I have been a volunteer at Castro Elementary School for about five years, working with the Literacy in the Classroom program as well as on my own time. It has become quite evident to me that the children who take advantage of the PACT program are predominantly the white, middle class students. The classrooms that I volunteer in are mostly made up of poor, Latino students. So, what kind of message would spending money on further separating the PACT program from the rest of the school send?
Our neighborhood schools are bulging at the seams and they will continue to do so. The money would be better served if it went to increasing the pay for the teachers in this district who are overworked and underpaid. We need to invest in programs that work to educate our growing student population so they too can become vibrant citizens who can have a job they love and are interested in, and a home they can call their own.
As a community we need to come together to raise the bar for education for all students, not only for those who are already advantaged. I want the same programs available to all the students in the area so they can all learn in environments that promote achievement and diversity.
If the parents of the PACT children want to further segregate their children, let them pay out of pocket to send them to a private school. I do not want my property taxes to take part in this segregation.
Gisah de Freitas
Court fees out of control
Your column, "Hung Up" prompted the following: I'm with you (From the Editor's Desk, Nov. 28). Police fines seemed to have turned into a money raising source, rather than a means to promote safety.
I recently received a citation for "failure to come to a complete stop" at a stop sign. In the words of the officer, "You and the car ahead of you both came to a complete stop, but when the car in front went ahead so did you." I traveled maybe 10 feet at about five miles per hour and did not stop again, even though there were no cars or people anywhere to be seen.
So I get to pay Santa Clara County $171. More than a slap on the wrist I'd say. I believe this was excessive enforcement of a technical violation. I would not be too upset over a minimal fine for a technical violation (to emphasize safety), but $171? Wow!
Self-absorbed drivers are the problem
Cheers to Ann Schneider and Paul Tetach for their eloquent, bull's-eye letters Dec. 5. My own experience of Silicon Valley traffic accidents was also from inattentive drivers hitting me. At heart, this isn't about phones or other objects, but reckless self-absorption.
Not that cell phones are blameless. Before the "ban," you'd see queues of 10 or 20 commuters entering Highway 237, say — every one earnestly focused on their conversation on a handheld phone.
Mystery court fees should be scrutinized
You violated a law and suffered the consequences.

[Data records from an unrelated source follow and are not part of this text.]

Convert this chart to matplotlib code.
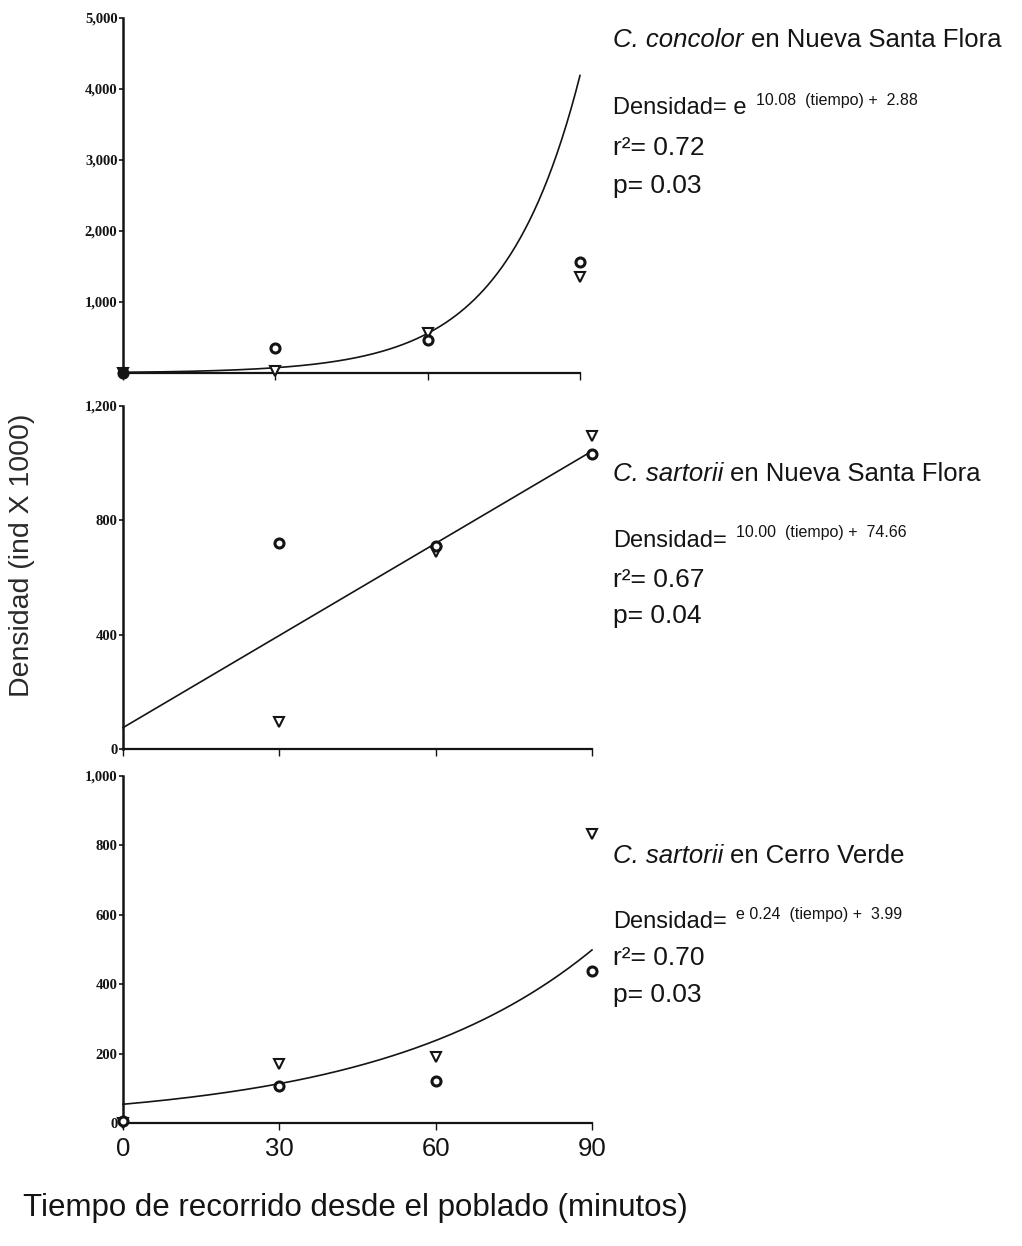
import numpy as np
import matplotlib.pyplot as plt

# data
tiempo = [0, 30, 60, 90]

# C. concolor, Nueva Santa Flora
concolor_circ = [0, 350, 465, 1560]
concolor_tri = [0, 25, 560, 1350]
concolor_fit = (9.9, 0.0672)          # exponential a*exp(b*t) as drawn

# C. sartorii, Nueva Santa Flora
sart_nsf_circ = [None, 719, 709, 1032]
sart_nsf_tri = [None, 95, 690, 1095]
sart_nsf_fit = (74.66, 10.75)         # linear intercept, slope as drawn

# C. sartorii, Cerro Verde
sart_cv_circ = [5, 106, 120, 437]
sart_cv_tri = [0, 169, 189, 834]
sart_cv_fit = (54, 0.0247)

ylims = [(0, 5000), (0, 1200), (0, 1000)]
yticks = [[1000, 2000, 3000, 4000, 5000], [0, 400, 800, 1200], [0, 200, 400, 600, 800, 1000]]
ylabels_tk = [["1,000", "2,000", "3,000", "4,000", "5,000"],
              ["0", "400", "800", "1,200"],
              ["0", "200", "400", "600", "800", "1,000"]]

especies = ["C. concolor", "C. sartorii", "C. sartorii"]
sitios = ["en Nueva Santa Flora", "en Nueva Santa Flora", "en Cerro Verde"]
ecuacion = ["Densidad= e", "Densidad=", "Densidad="]
exponente = ["10.08  (tiempo) +  2.88", "10.00  (tiempo) +  74.66", "e 0.24  (tiempo) +  3.99"]
r2 = ["0.72", "0.67", "0.70"]
pval = ["0.03", "0.04", "0.03"]

ink = "#141414"
W, H = 1022, 1246
fig = plt.figure(figsize=(W / 100, H / 100), dpi=100)


def box(x0, x1, ybot, ytop):
    return [x0 / W, 1 - ybot / H, (x1 - x0) / W, (ybot - ytop) / H]


ax1 = fig.add_axes(box(123, 580, 373, 18))
ax2 = fig.add_axes(box(123, 592, 749, 406))
ax3 = fig.add_axes(box(123, 592, 1123, 776))
axes = [ax1, ax2, ax3]

t = np.linspace(0, 90, 200)
curves = [concolor_fit[0] * np.exp(concolor_fit[1] * t),
          sart_nsf_fit[0] + sart_nsf_fit[1] * t,
          sart_cv_fit[0] * np.exp(sart_cv_fit[1] * t)]
circs = [concolor_circ, sart_nsf_circ, sart_cv_circ]
tris = [concolor_tri, sart_nsf_tri, sart_cv_tri]

for i, ax in enumerate(axes):
    ax.plot(t, curves[i], color=ink, lw=1.2, clip_on=False)
    xc = [x for x, v in zip(tiempo, circs[i]) if v is not None]
    yc = [v for v in circs[i] if v is not None]
    xt = [x for x, v in zip(tiempo, tris[i]) if v is not None]
    ytr = [v for v in tris[i] if v is not None]
    ax.plot(xt, ytr, linestyle="none", marker="v", ms=6.5, mfc="white",
            mec=ink, mew=1.5, clip_on=False, zorder=3)
    ax.plot(xc, yc, linestyle="none", marker="o", ms=6.5, mfc="white",
            mec=ink, mew=2.2, clip_on=False, zorder=4)
    ax.set_xlim(0, 90)
    ax.set_ylim(*ylims[i])
    for s in ["top", "right"]:
        ax.spines[s].set_visible(False)
    ax.spines["left"].set_linewidth(1.8)
    ax.spines["bottom"].set_linewidth(1.6)
    ax.spines["left"].set_color(ink)
    ax.spines["bottom"].set_color(ink)
    ax.set_yticks(yticks[i])
    ax.set_yticklabels(ylabels_tk[i], fontfamily="Liberation Serif",
                       fontweight="bold", fontsize=10.5, color=ink)
    ax.tick_params(axis="y", length=3, width=1.2, pad=1, color=ink)
    ax.set_xticks(tiempo)
    ax.tick_params(axis="x", length=5, width=1.0, color=ink, direction="out")
    ax.patch.set_alpha(0)
    if i < 2:
        ax.set_xticklabels([])

# the filled-looking circle at the origin of the top panel
ax1.plot([0], [0], marker="o", ms=6, color=ink, linestyle="none", clip_on=False, zorder=5)

ax3.set_xticklabels([str(v) for v in tiempo], fontsize=18.5,
                    fontfamily="Liberation Sans", color=ink)
ax3.tick_params(axis="x", pad=5)

# right-hand annotations
sans = "Liberation Sans"
renderer = fig.canvas.get_renderer()


def ftext(x, y, s, **kw):
    kw.setdefault("fontsize", 18)
    kw.setdefault("fontfamily", sans)
    kw.setdefault("color", ink)
    return fig.text(x / W, 1 - y / H, s, va="center", ha="left", **kw)


def right_edge(txt):
    return txt.get_window_extent(renderer).x1


title_y = [40, 474, 856]
eq_y = [108, 541, 922]
r2_y = [148, 580, 958]
p_y = [186, 616, 995]
x0 = 613

for i in range(3):
    sp = ftext(x0, title_y[i], especies[i], style="italic", fontsize=18.5)
    ftext(right_edge(sp) + 7, title_y[i], sitios[i], fontsize=18.5)
    eq = ftext(x0, eq_y[i], ecuacion[i], fontsize=17)
    ftext(right_edge(eq) + 9, eq_y[i] - 8, exponente[i], fontsize=11.5)
    ftext(x0, r2_y[i], "r²= " + r2[i], fontsize=19)
    ftext(x0, p_y[i], "p= " + pval[i], fontsize=19)

fig.text(22 / W, 1 - 555 / H, "Densidad (ind X 1000)", rotation=90,
         ha="center", va="center", fontsize=20.5, fontfamily=sans, color="#2a2a2a")
fig.text(355 / W, 1 - 1208 / H, "Tiempo de recorrido desde el poblado (minutos)",
         ha="center", va="center", fontsize=22.5, fontfamily=sans, color=ink)

fig.savefig("out.png", dpi=100, facecolor="white")
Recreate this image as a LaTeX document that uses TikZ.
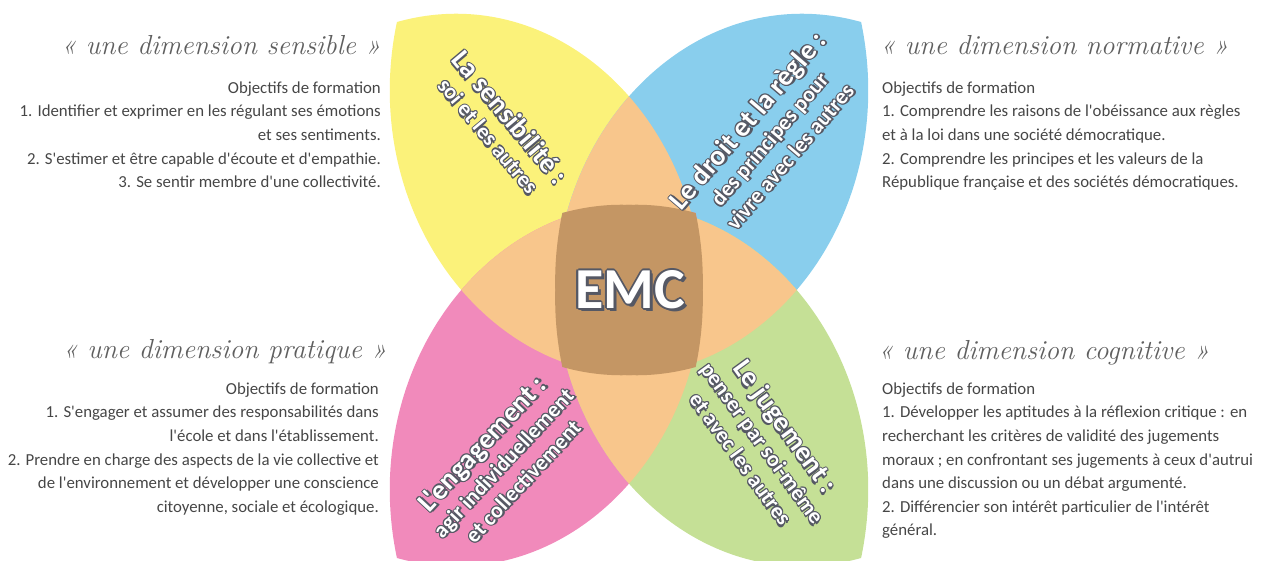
\documentclass[tikz,border=0pt]{standalone}
\usepackage{fontspec}
\setmainfont{Carlito}[Ligatures=TeXOff]
\newfontfamily\handfont{Latin Modern Roman}

\definecolor{petalyellow}{RGB}{251,242,122}
\definecolor{petalblue}{RGB}{137,206,237}
\definecolor{petalpink}{RGB}{241,138,187}
\definecolor{petalgreen}{RGB}{197,224,150}
\definecolor{overlap}{RGB}{248,198,140}
\definecolor{core}{RGB}{196,150,100}
\definecolor{bodygray}{RGB}{70,70,70}
\definecolor{headgray}{RGB}{95,95,95}
\definecolor{rimgray}{RGB}{85,88,100}

% one petal (top left), the others are mirrored
\newcommand{\petal}{(-268,268) .. controls (-60.1,318.3) and (127.3,130.9) .. (77,-77) .. controls (-130.9,-127.3) and (-318.3,60.1) .. (-268,268) -- cycle}

\newlength{\halow}
\newcommand{\haloed}[2][1.1pt]{%
  \setlength{\halow}{#1}%
  \leavevmode
  \rlap{\color{rimgray}\hspace*{1.6\halow}\raisebox{-1.6\halow}{#2}}%
  \rlap{\color{rimgray}\hspace*{\halow}#2}%
  \rlap{\color{rimgray}\hspace*{-\halow}#2}%
  \rlap{\color{rimgray}\raisebox{\halow}{#2}}%
  \rlap{\color{rimgray}\raisebox{-\halow}{#2}}%
  \rlap{\color{rimgray}\hspace*{.7\halow}\raisebox{.7\halow}{#2}}%
  \rlap{\color{rimgray}\hspace*{-.7\halow}\raisebox{.7\halow}{#2}}%
  \rlap{\color{rimgray}\hspace*{.7\halow}\raisebox{-.7\halow}{#2}}%
  \rlap{\color{rimgray}\hspace*{-.7\halow}\raisebox{-.7\halow}{#2}}%
  {\color{white}#2}}

\tikzset{
  head/.style={font=\handfont\itshape\fontsize{27.5}{30}\selectfont, text=headgray, inner sep=0},
  body/.style={font=\fontsize{16.8}{23.6}\selectfont, text=bodygray, inner sep=0},
  petal label/.style={font=\bfseries\fontsize{28}{27}\selectfont, align=center, inner sep=0},
}

\begin{document}
\begin{tikzpicture}[x=1pt,y=1pt]
	\clip (0,0) rectangle (1269,560);
	\begin{scope}[shift={(629,270)},xscale=0.866]
		\fill[petalyellow] \petal;
		\begin{scope}[xscale=-1] \fill[petalblue] \petal; \end{scope}
		\begin{scope}[yscale=-1] \fill[petalpink] \petal; \end{scope}
		\begin{scope}[scale=-1] \fill[petalgreen] \petal; \end{scope}
		% neighbours overlap
		\begin{scope}
			\clip \petal;
			\begin{scope}[xscale=-1] \fill[overlap] \petal; \end{scope}
			\begin{scope}[yscale=-1] \fill[overlap] \petal; \end{scope}
		\end{scope}
		\begin{scope}[scale=-1]
			\clip \petal;
			\begin{scope}[xscale=-1] \fill[overlap] \petal; \end{scope}
			\begin{scope}[yscale=-1] \fill[overlap] \petal; \end{scope}
		\end{scope}
		% opposite petals overlap
		\begin{scope}
			\clip \petal;
			\begin{scope}[scale=-1] \fill[core] \petal; \end{scope}
		\end{scope}
		\begin{scope}[xscale=-1]
			\clip \petal;
			\begin{scope}[scale=-1] \fill[core] \petal; \end{scope}
		\end{scope}
	\end{scope}

	\node[font=\bfseries\fontsize{58}{60}\selectfont, inner sep=0] (emc) at (630,270) {\haloed[1.8pt]{EMC}};

	\node[petal label, rotate=-50] (sens) at (500,434) {\haloed{La sensibilité :}\\{\fontsize{22}{24}\selectfont\haloed{soi et les autres}}};
	\node[petal label, rotate=49.5] (droit) at (768,422) {\haloed{Le droit et la règle :}\\{\fontsize{22}{24}\selectfont\haloed{des principes pour}}\\{\fontsize{22}{24}\selectfont\haloed{vivre avec les autres}}};
	\node[petal label, rotate=47] (engag) at (502,98) {\haloed{L'engagement :}\\{\fontsize{22}{24}\selectfont\haloed{agir individuellement}}\\{\fontsize{22}{24}\selectfont\haloed{et collectivement}}};
	\node[petal label, rotate=-54] (juge) at (764,118) {\haloed{Le jugement :}\\{\fontsize{22}{24}\selectfont\haloed{penser par soi-même}}\\{\fontsize{22}{24}\selectfont\haloed{et avec les autres}}};

	\node[head, anchor=base east] (senshead) at (381,505) {« une dimension sensible »};
	\node[body, anchor=north east, align=right] (sensobj) at (381,478.6) {Objectifs de formation\\1. Identifier et exprimer en les régulant ses émotions\\et ses sentiments.\\2. S'estimer et être capable d'écoute et d'empathie.\\3. Se sentir membre d'une collectivité.};

	\node[head, anchor=base west] (normhead) at (880,505) {« une dimension normative »};
	\node[body, anchor=north west, align=left] (normobj) at (882,478.6) {Objectifs de formation\\1. Comprendre les raisons de l'obéissance aux règles\\et à la loi dans une société démocratique.\\2. Comprendre les principes et les valeurs de la\\République française et des sociétés démocratiques.};

	\node[head, anchor=base east] (prathead) at (387,201) {« une dimension pratique »};
	\node[body, anchor=north east, align=right] (pratobj) at (379,177.6) {Objectifs de formation\\1. S'engager et assumer des responsabilités dans\\l'école et dans l'établissement.\\2. Prendre en charge des aspects de la vie collective et\\de l'environnement et développer une conscience\\citoyenne, sociale et écologique.};

	\node[head, anchor=base west] (coghead) at (878,200) {« une dimension cognitive »};
	\node[body, anchor=north west, align=left] (cogobj) at (882,177.6) {Objectifs de formation\\1. Développer les aptitudes à la réflexion critique : en\\recherchant les critères de validité des jugements\\moraux ; en confrontant ses jugements à ceux d'autrui\\dans une discussion ou un débat argumenté.\\2. Différencier son intérêt particulier de l'intérêt\\général.};
\end{tikzpicture}
\end{document}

While the writers who wrote about your column did not offer any sympathy (perhaps rightfully so), their letters could almost be interpreted as "good." Those using cell phones while driving can cause serious problems and should be penalized whether before or after an accident.
But of more concern is that the fine appears to have been turned into a fund raising tool.
In the past, there have been jokes or accusations that law enforcement officers have quotas for the number of tickets they should write. With this new hidden penalty, politicians may use it to raise funds without calling it a tax, and they've selected those who have broken a law and thus "deserve" to be penalized. Big Brother is sneaking up on us.
Perhaps you will do a follow-up report on what these "other fees" are, where they go, and how much has been collected.
Voting in America is not that hard
I was disappointed to read your Nov. 21 article about voting, which quoted Stanford Prof. Pamela Karlan ("Not everyone's vote is cast, or counted").
When I watched as the people in Iraq risked their lives to vote for the first time, I thought of the courage it must have taken to have the mark of the purple finger as evidence that they had indeed voted. After seeing that on television, I thought, never again will Americans talk about how "hard" it is to vote.
We have to get ourselves to the right polling place, or we must mail our absentee ballot in time ... boy, is that hard! Come on, it's just not that hard, we certainly don't need a national holiday.
As for the Electoral College, so many people are jumping on this bandwagon. It is not true that if a candidate wins a plurality of votes nationwide, he or she will not win. The real issue is that without the Electoral College, a few large states will dominate all national elections. True, Al Gore had more votes, however that was due to New York. Do you want to be governed by New York? Not me.